I wanted to say, ‘stop it, I can’t go on, I can’t, I can’t.’ “Why couldn’t they have been women – a woman interpreter and a woman home officer?

“I felt dead explaining about my rape to those men. I went to the toilet many times and washed my face ... I wanted them to stop the interview. But they didn’t. I thought if I stopped telling them what had happened to me they would send me back to hell in Turkey. I didn’t yet know that they were robots.”

Elif said she felt guilty after the interview, “as though I deserved everything that had happened to me in my life”.

She said: “It was all my fault. Their body language and their questions made me feel guilty. I had no-one to share my feelings with. I wanted to cry, but I couldn’t. I felt like an empty vessel and only cried in my heart.”

Another asylum seeker, Hasani, said he froze after being asked: “Why are you here?”

He didn’t know how to respond but after “what seemed like an eternity”, he found his voice: “I fear for my life. ‘What do you fear?’ was the next question. ‘What was the last thing that happened to you that made you want to leave?’ A flood of memories came rolling back, wave after wave, but I had no choice but to endure the grilling in order to get the papers.

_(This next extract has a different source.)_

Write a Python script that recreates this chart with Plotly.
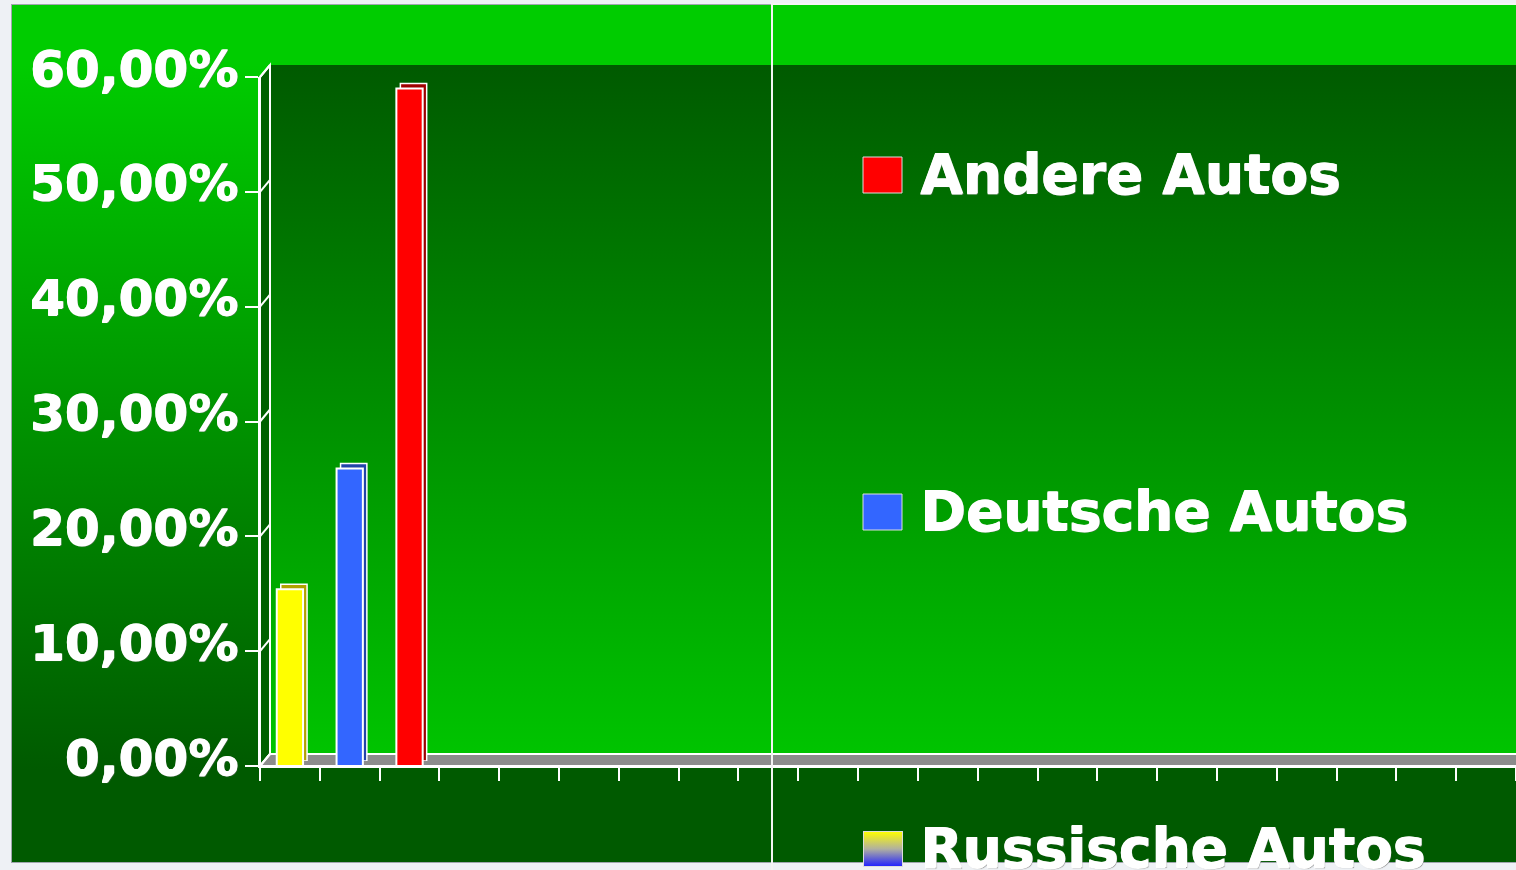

“After three hours the interview came to an end. It never occurred to me then that it was only the beginning, that after … my interview I would be reporting to the immigration office regularly, week in week out, for years.”

The show was three years in development, during which the company worked with asylum seekers and refugees. It has been backed by education and cultural agency Unesco and migrant organisations such as Freedom from Torture and Right to Remain.

Cowbury told The National: “The Home Office using this testimony – one written in response to our play by someone who themselves went through the traumatic process of claiming asylum – means more than any plaudits or prizes the play could win. This project was always about challenging institutionalised British prejudice towards refugees.

Sheila Hayman runs Freedom from Torture’s Write to Life group, which helped develop the play and audio, which was listened to by audiences when it went on tour.

She said: “After that, one of the pieces was played, via Freedom from Torture’s contacts, to senior asylum case holders at the Home Office, and is now going to be part of the official Home Office training for asylum case assessors.

“So, The Claim has already changed the way asylum seekers are regarded by the UK Home Office and Border Agency.”

The Home Office has been approached for comment.